The evidence of record discloses that officers attached to the Narcotics Squad approached an automobile in the early afternoon of October 19, 1964. Three men were in the front seat while in the rear seat was the appellant with one Gar-nett (who was not arrested). Officers asked the driver for his permit, which was produced. They asked the owner of the car, also in the front seat, for the car registration, which according to the testimony, was thereupon removed from the glove compartment. An officer testified he then could see paraphernalia of a type utilized by narcotics users. The police next searched the car and found “in the space behind the rear seat” a needle, a bottle-cap cooker and an eyedropper syringe.
The appellant testified that he had left the Court of General Sessions on the morning of the 19th before or around noontime. He had been picked up by his friends who were to give him a ride back to his home in northeast Washington. They were waiting to have repairs made to the speedometer when the officers approached the car. Wilson admitted that he had twice been convicted of violations of the Harrison Narcotics Act but he testified that he knew nothing about and had not seen the various items said to have been narcotics paraphernalia.

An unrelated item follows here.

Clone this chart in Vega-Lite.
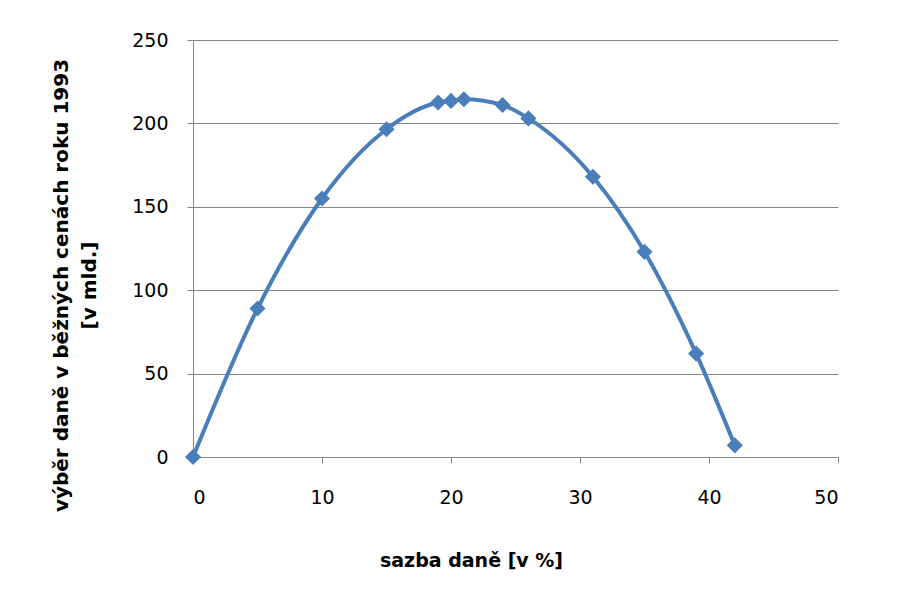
{
  "$schema": "https://vega.github.io/schema/vega-lite/v6.json",
  "width": 645,
  "height": 417,
  "autosize": {"type": "none"},
  "padding": {"left": 193, "top": 40, "right": 86, "bottom": 148},
  "background": "white",
  "config": {"view": {"stroke": null}},
  "data": {"values": [
    {"rate": 0, "tax": 0},
    {"rate": 5, "tax": 89},
    {"rate": 10, "tax": 155},
    {"rate": 15, "tax": 196.5},
    {"rate": 19, "tax": 212.5},
    {"rate": 20, "tax": 213.5},
    {"rate": 21, "tax": 214.5},
    {"rate": 24, "tax": 211},
    {"rate": 26, "tax": 203},
    {"rate": 31, "tax": 168},
    {"rate": 35, "tax": 123},
    {"rate": 39, "tax": 62},
    {"rate": 42, "tax": 7}
  ]},
  "encoding": {
    "x": {"field": "rate", "type": "quantitative",
      "scale": {"domain": [0, 50], "nice": false},
      "axis": {"values": [0, 10, 20, 30, 40, 50], "grid": false, "domainColor": "#868686", "tickColor": "#868686", "tickSize": 6,
        "labelFont": "DejaVu Sans", "labelFontSize": 19, "labelColor": "#000", "labelPadding": 25,
        "title": "sazba daně [v %]", "titleFont": "DejaVu Sans", "titleFontSize": 19, "titleFontWeight": "bold", "titleColor": "#000",
        "titleX": 278, "titleY": 103, "titleBaseline": "middle"}},
    "y": {"field": "tax", "type": "quantitative",
      "scale": {"domain": [0, 250], "nice": false},
      "axis": {"values": [0, 50, 100, 150, 200, 250], "grid": true, "gridColor": "#868686", "gridWidth": 1,
        "domainColor": "#868686", "tickColor": "#868686", "tickSize": 6,
        "labelFont": "DejaVu Sans", "labelFontSize": 19, "labelColor": "#000", "labelPadding": 19,
        "title": ["výběr daně v běžných cenách roku 1993", "[v mld.]"], "titleFont": "DejaVu Sans", "titleFontSize": 20, "titleFontWeight": "bold", "titleColor": "#000",
        "titleAngle": -90, "titleX": -142, "titleY": 245, "titleAlign": "center", "titleBaseline": "top", "titleLineHeight": 28}}
  },
  "layer": [
    {"mark": {"type": "line", "interpolate": "monotone", "color": "#4a7ebb", "strokeWidth": 4}},
    {"mark": {"type": "point", "shape": "diamond", "filled": true, "size": 260, "color": "#4a7ebb", "opacity": 1}}
  ]
}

We fail to perceive any issue deriving from this appellant’s mere presence as a passenger in the back seat of the car which gives rise to placing upon him a burden of proof within the meaning of D.C.Code § 33-416a(i), supra.
Reversed.
. Wilson v. United States, 212 A.2d 805, 806 (D.C.App.1965).

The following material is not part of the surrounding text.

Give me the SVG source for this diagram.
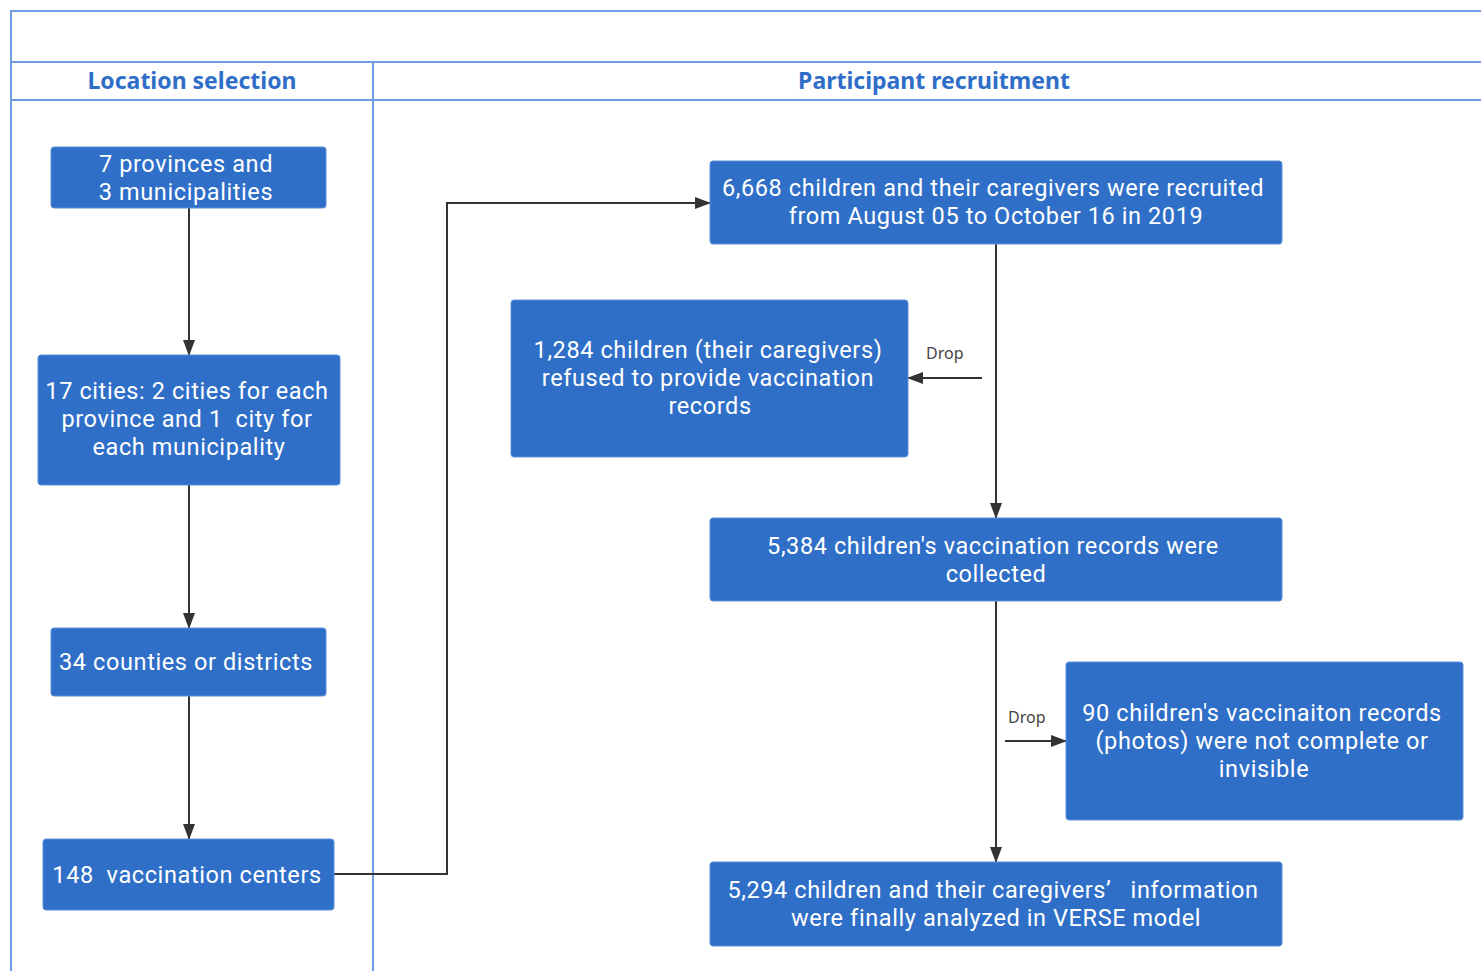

. In a prosecution under D.C.Code § 22-3302 (1961), the District of Columbia Vagrancy Act, we stated that the words not giving “a good account of himself” mean “not giving a good account when a question has been followed up by an order or demand. Since appellant was never confronted with an order or demand to explain her presence in the street, her conviction must be reversed.” Beail v. District of Columbia, 91 U.S.App.D.C. 110, 111, 201 F.2d 176, 177 (1952). Cf. Freeman v. United States, 116 U.S.App.D.C. 213, 214, 322 F.2d 426, 427 (1963).

Question: What is the total number of appellants in the case that fall into the category "natural persons"? Answer with a number.